# Directions for this task
Pictures aside, quote the whole listing exactly.
***** Records supplied
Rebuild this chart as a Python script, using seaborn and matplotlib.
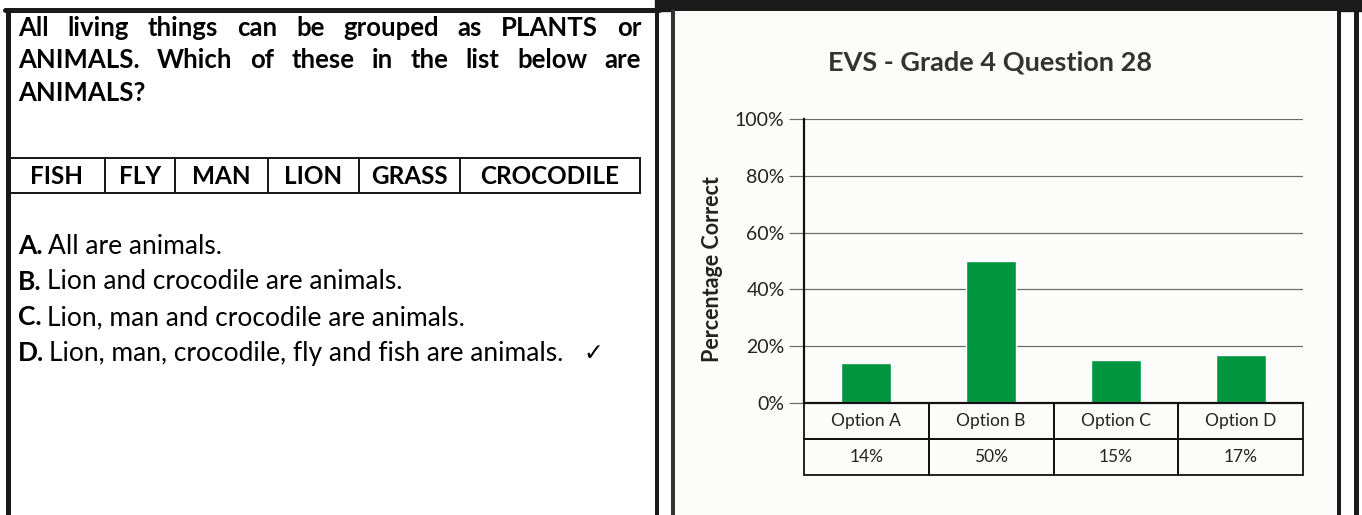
import matplotlib.pyplot as plt
import seaborn as sns

# данные графика
options = ['Option A', 'Option B', 'Option C', 'Option D']
percent_correct = [14, 50, 15, 17]
y_ticks = [0, 20, 40, 60, 80, 100]
chart_title = 'EVS - Grade 4 Question 28'
y_label = 'Percentage Correct'

# текст вопроса
question_lines = ['All living things can be grouped as PLANTS or',
                  'ANIMALS. Which of these in the list below are',
                  'ANIMALS?']
words = ['FISH', 'FLY', 'MAN', 'LION', 'GRASS', 'CROCODILE']
answer_keys = ['A.', 'B.', 'C.', 'D.']
answer_texts = ['All are animals.',
                'Lion and crocodile are animals.',
                'Lion, man and crocodile are animals.',
                'Lion, man, crocodile, fly and fish are animals.']
correct_key = 'D.'

W, H = 1362, 515
sns.set_theme(style='white')
plt.rcParams['font.family'] = ['Lato', 'DejaVu Sans']

fig = plt.figure(figsize=(W / 100, H / 100), dpi=100)
bg = fig.add_axes([0, 0, 1, 1])
bg.set_xlim(0, W)
bg.set_ylim(H, 0)
bg.axis('off')
px = 0.72  # 1 px в пунктах

# рамки
bg.plot([7.5, 7.5], [H + 5, 9.5], color='k', lw=5 * px, solid_capstyle='projecting')
bg.plot([5, 659], [9.5, 9.5], color='k', lw=5 * px)
bg.plot([657, 657], [0, H + 5], color='k', lw=4 * px)
bg.add_patch(plt.Rectangle((655, 0), W - 655, 11, color='k'))
bg.add_patch(plt.Rectangle((673, 11), 666, H, facecolor='#fcfcfa', edgecolor='none'))
bg.plot([673, 673], [11, H + 5], color='#333333', lw=4 * px)
bg.plot([1339, 1339], [11, H + 5], color='#1a1a1a', lw=4 * px)
bg.plot([1355.5, 1355.5], [0, H + 5], color='k', lw=5 * px)

renderer = fig.canvas.get_renderer()


def justify(line, x0, x1, y, **kw):
    parts = line.split()
    arts = [bg.text(x0, y, p, va='center', **kw) for p in parts]
    widths = [a.get_window_extent(renderer).width for a in arts]
    gap = (x1 - x0 - sum(widths)) / (len(parts) - 1)
    x = x0
    for a, w in zip(arts, widths):
        a.set_x(x)
        x += w + gap


q_font = dict(fontsize=18.5, weight='bold', color='black')
justify(question_lines[0], 18, 641, 28, **q_font)
justify(question_lines[1], 18, 641, 60.5, **q_font)
bg.text(18, 93, question_lines[2], va='center', **q_font)

# таблица слов
col_edges = [8, 105, 175, 268, 359, 460, 640]
bg.add_patch(plt.Rectangle((8, 158), 632, 35, fill=False, edgecolor='k', lw=2 * px))
for xe in col_edges[1:-1]:
    bg.plot([xe, xe], [158, 193], color='k', lw=2 * px)
for i, w in enumerate(words):
    bg.text((col_edges[i] + col_edges[i + 1]) / 2, 176, w, ha='center', va='center',
            fontsize=17.5, weight='bold', color='black')

# варианты ответов
for i, (k, t) in enumerate(zip(answer_keys, answer_texts)):
    y = 246 + i * 35.7
    kt = bg.text(18, y, k, va='center', fontsize=19, weight='bold', color='black')
    kw_ = kt.get_window_extent(renderer).width
    bg.text(18 + kw_ + 5, y, t, va='center', fontsize=19, color='black')
    if k == correct_key:
        bg.text(593, y, '\u2713', ha='center', va='center', fontsize=17,
                family=['DejaVu Sans'], color='black')

# заголовок графика
bg.text(990, 63, chart_title, ha='center', va='center', fontsize=19.5,
        weight='bold', color='#333333')

# график
ax = fig.add_axes([804 / W, (H - 403) / H, (1303 - 804) / W, (403 - 119) / H])
ax.set_facecolor('none')
sns.barplot(x=options, y=percent_correct, color='#009640', saturation=1,
            width=0.4, ax=ax)
ax.set_xlim(-0.5, 3.5)
ax.set_ylim(0, 100)
ax.set_yticks(y_ticks)
ax.set_yticklabels([f'{t}%' for t in y_ticks], fontsize=14, color='#222222')
ax.yaxis.grid(True, color='#6a6a6a', lw=1.2 * px)
ax.set_axisbelow(True)
ax.tick_params(axis='y', left=True, length=11, width=1.2 * px, color='#6a6a6a',
               direction='out', pad=3)
ax.tick_params(axis='x', bottom=False, labelbottom=False)
ax.set_xlabel('')
for s in ['top', 'right']:
    ax.spines[s].set_visible(False)
for s in ['left', 'bottom']:
    ax.spines[s].set_color('#111111')
    ax.spines[s].set_linewidth(2.2 * px)
ax.set_ylabel(y_label, fontsize=15.5, weight='bold', color='#222222')
ax.yaxis.set_label_coords(-0.162, 0.47)

# таблица значений под осью
tbl = ax.table(cellText=[options, [f'{v}%' for v in percent_correct]],
               cellLoc='center', bbox=[0, -72 / 284, 1, 72 / 284])
tbl.auto_set_font_size(False)
for cell in tbl.get_celld().values():
    cell.set_edgecolor('#111111')
    cell.set_linewidth(1.8 * px)
    cell.set_facecolor('none')
    cell.get_text().set_fontsize(12.5)
    cell.get_text().set_color('#222222')

fig.savefig('out.png', dpi=100)
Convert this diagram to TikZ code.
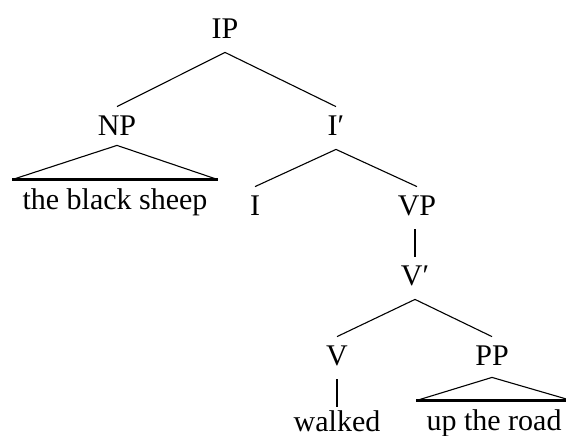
\documentclass[tikz,border=0pt]{standalone}
\usepackage{fontspec}
\setmainfont{Liberation Serif}
\begin{document}
\begin{tikzpicture}[x=0.5pt,y=-0.5pt,
  every node/.style={font=\fontsize{15}{18}\selectfont},
  cat/.style={anchor=base,inner xsep=0pt,inner ysep=0pt,text height=14pt,text depth=7pt},
  word/.style={anchor=base,inner xsep=0pt,inner ysep=0pt,text height=12pt,text depth=0.5pt},
  leaf/.style={anchor=base,inner xsep=5pt,inner ysep=0pt,text height=14.5pt,text depth=2pt},
  branch/.style={line width=0.55pt},
  stem/.style={line width=1.1pt},
  base/.style={line width=1.2pt}]
\useasboundingbox (0,0) rectangle (566,435);
% categories (placed by baseline)
\node[cat] (IP)  at (225,38)  {IP};
\node[cat] (NP)  at (117,135) {NP};
\node[cat] (Ib)  at (336,135) {I′};
\node[cat] (I)   at (255,215) {I};
\node[cat] (VP)  at (417,215) {VP};
\node[cat] (Vb)  at (415,285) {V′};
\node[cat] (V)   at (337,365) {V};
\node[cat] (PP)  at (492,365) {PP};
% words
\node[leaf] (sheep)  at (115,209) {the black sheep};
\node[word] (walked) at (337,431) {walked};
\node[leaf] (road)   at (494,430) {up the road};
% branches
\draw[branch] (NP.north) -- (IP.south) -- (Ib.north);
\draw[branch] (I.north) -- (Ib.south) -- (VP.north);
\draw[branch] (V.north) -- (Vb.south) -- (PP.north);
\draw[stem] (VP.south -| Vb.north) -- (Vb.north);
\draw[stem] (V.south) -- (walked.north);
% triangles
\draw[branch] (sheep.north west) -- ([yshift=2pt]NP.south) -- (sheep.north east);
\draw[base] (sheep.north west) -- (sheep.north east);
\draw[branch] (road.north west) -- ([yshift=1pt]PP.south) -- (road.north east);
\draw[base] (road.north west) -- (road.north east);
\end{tikzpicture}
\end{document}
**********
# Response for this exercise
Rebuild this chart as a Python script, using seaborn and matplotlib.
import matplotlib.pyplot as plt
import seaborn as sns

# данные графика
options = ['Option A', 'Option B', 'Option C', 'Option D']
percent_correct = [14, 50, 15, 17]
y_ticks = [0, 20, 40, 60, 80, 100]
chart_title = 'EVS - Grade 4 Question 28'
y_label = 'Percentage Correct'

# текст вопроса
question_lines = ['All living things can be grouped as PLANTS or',
                  'ANIMALS. Which of these in the list below are',
                  'ANIMALS?']
words = ['FISH', 'FLY', 'MAN', 'LION', 'GRASS', 'CROCODILE']
answer_keys = ['A.', 'B.', 'C.', 'D.']
answer_texts = ['All are animals.',
                'Lion and crocodile are animals.',
                'Lion, man and crocodile are animals.',
                'Lion, man, crocodile, fly and fish are animals.']
correct_key = 'D.'

W, H = 1362, 515
sns.set_theme(style='white')
plt.rcParams['font.family'] = ['Lato', 'DejaVu Sans']

fig = plt.figure(figsize=(W / 100, H / 100), dpi=100)
bg = fig.add_axes([0, 0, 1, 1])
bg.set_xlim(0, W)
bg.set_ylim(H, 0)
bg.axis('off')
px = 0.72  # 1 px в пунктах

# рамки
bg.plot([7.5, 7.5], [H + 5, 9.5], color='k', lw=5 * px, solid_capstyle='projecting')
bg.plot([5, 659], [9.5, 9.5], color='k', lw=5 * px)
bg.plot([657, 657], [0, H + 5], color='k', lw=4 * px)
bg.add_patch(plt.Rectangle((655, 0), W - 655, 11, color='k'))
bg.add_patch(plt.Rectangle((673, 11), 666, H, facecolor='#fcfcfa', edgecolor='none'))
bg.plot([673, 673], [11, H + 5], color='#333333', lw=4 * px)
bg.plot([1339, 1339], [11, H + 5], color='#1a1a1a', lw=4 * px)
bg.plot([1355.5, 1355.5], [0, H + 5], color='k', lw=5 * px)

renderer = fig.canvas.get_renderer()


def justify(line, x0, x1, y, **kw):
    parts = line.split()
    arts = [bg.text(x0, y, p, va='center', **kw) for p in parts]
    widths = [a.get_window_extent(renderer).width for a in arts]
    gap = (x1 - x0 - sum(widths)) / (len(parts) - 1)
    x = x0
    for a, w in zip(arts, widths):
        a.set_x(x)
        x += w + gap


q_font = dict(fontsize=18.5, weight='bold', color='black')
justify(question_lines[0], 18, 641, 28, **q_font)
justify(question_lines[1], 18, 641, 60.5, **q_font)
bg.text(18, 93, question_lines[2], va='center', **q_font)

# таблица слов
col_edges = [8, 105, 175, 268, 359, 460, 640]
bg.add_patch(plt.Rectangle((8, 158), 632, 35, fill=False, edgecolor='k', lw=2 * px))
for xe in col_edges[1:-1]:
    bg.plot([xe, xe], [158, 193], color='k', lw=2 * px)
for i, w in enumerate(words):
    bg.text((col_edges[i] + col_edges[i + 1]) / 2, 176, w, ha='center', va='center',
            fontsize=17.5, weight='bold', color='black')

# варианты ответов
for i, (k, t) in enumerate(zip(answer_keys, answer_texts)):
    y = 246 + i * 35.7
    kt = bg.text(18, y, k, va='center', fontsize=19, weight='bold', color='black')
    kw_ = kt.get_window_extent(renderer).width
    bg.text(18 + kw_ + 5, y, t, va='center', fontsize=19, color='black')
    if k == correct_key:
        bg.text(593, y, '\u2713', ha='center', va='center', fontsize=17,
                family=['DejaVu Sans'], color='black')

# заголовок графика
bg.text(990, 63, chart_title, ha='center', va='center', fontsize=19.5,
        weight='bold', color='#333333')

# график
ax = fig.add_axes([804 / W, (H - 403) / H, (1303 - 804) / W, (403 - 119) / H])
ax.set_facecolor('none')
sns.barplot(x=options, y=percent_correct, color='#009640', saturation=1,
            width=0.4, ax=ax)
ax.set_xlim(-0.5, 3.5)
ax.set_ylim(0, 100)
ax.set_yticks(y_ticks)
ax.set_yticklabels([f'{t}%' for t in y_ticks], fontsize=14, color='#222222')
ax.yaxis.grid(True, color='#6a6a6a', lw=1.2 * px)
ax.set_axisbelow(True)
ax.tick_params(axis='y', left=True, length=11, width=1.2 * px, color='#6a6a6a',
               direction='out', pad=3)
ax.tick_params(axis='x', bottom=False, labelbottom=False)
ax.set_xlabel('')
for s in ['top', 'right']:
    ax.spines[s].set_visible(False)
for s in ['left', 'bottom']:
    ax.spines[s].set_color('#111111')
    ax.spines[s].set_linewidth(2.2 * px)
ax.set_ylabel(y_label, fontsize=15.5, weight='bold', color='#222222')
ax.yaxis.set_label_coords(-0.162, 0.47)

# таблица значений под осью
tbl = ax.table(cellText=[options, [f'{v}%' for v in percent_correct]],
               cellLoc='center', bbox=[0, -72 / 284, 1, 72 / 284])
tbl.auto_set_font_size(False)
for cell in tbl.get_celld().values():
    cell.set_edgecolor('#111111')
    cell.set_linewidth(1.8 * px)
    cell.set_facecolor('none')
    cell.get_text().set_fontsize(12.5)
    cell.get_text().set_color('#222222')

fig.savefig('out.png', dpi=100)
Convert this diagram to TikZ code.
\documentclass[tikz,border=0pt]{standalone}
\usepackage{fontspec}
\setmainfont{Liberation Serif}
\begin{document}
\begin{tikzpicture}[x=0.5pt,y=-0.5pt,
  every node/.style={font=\fontsize{15}{18}\selectfont},
  cat/.style={anchor=base,inner xsep=0pt,inner ysep=0pt,text height=14pt,text depth=7pt},
  word/.style={anchor=base,inner xsep=0pt,inner ysep=0pt,text height=12pt,text depth=0.5pt},
  leaf/.style={anchor=base,inner xsep=5pt,inner ysep=0pt,text height=14.5pt,text depth=2pt},
  branch/.style={line width=0.55pt},
  stem/.style={line width=1.1pt},
  base/.style={line width=1.2pt}]
\useasboundingbox (0,0) rectangle (566,435);
% categories (placed by baseline)
\node[cat] (IP)  at (225,38)  {IP};
\node[cat] (NP)  at (117,135) {NP};
\node[cat] (Ib)  at (336,135) {I′};
\node[cat] (I)   at (255,215) {I};
\node[cat] (VP)  at (417,215) {VP};
\node[cat] (Vb)  at (415,285) {V′};
\node[cat] (V)   at (337,365) {V};
\node[cat] (PP)  at (492,365) {PP};
% words
\node[leaf] (sheep)  at (115,209) {the black sheep};
\node[word] (walked) at (337,431) {walked};
\node[leaf] (road)   at (494,430) {up the road};
% branches
\draw[branch] (NP.north) -- (IP.south) -- (Ib.north);
\draw[branch] (I.north) -- (Ib.south) -- (VP.north);
\draw[branch] (V.north) -- (Vb.south) -- (PP.north);
\draw[stem] (VP.south -| Vb.north) -- (Vb.north);
\draw[stem] (V.south) -- (walked.north);
% triangles
\draw[branch] (sheep.north west) -- ([yshift=2pt]NP.south) -- (sheep.north east);
\draw[base] (sheep.north west) -- (sheep.north east);
\draw[branch] (road.north west) -- ([yshift=1pt]PP.south) -- (road.north east);
\draw[base] (road.north west) -- (road.north east);
\end{tikzpicture}
\end{document}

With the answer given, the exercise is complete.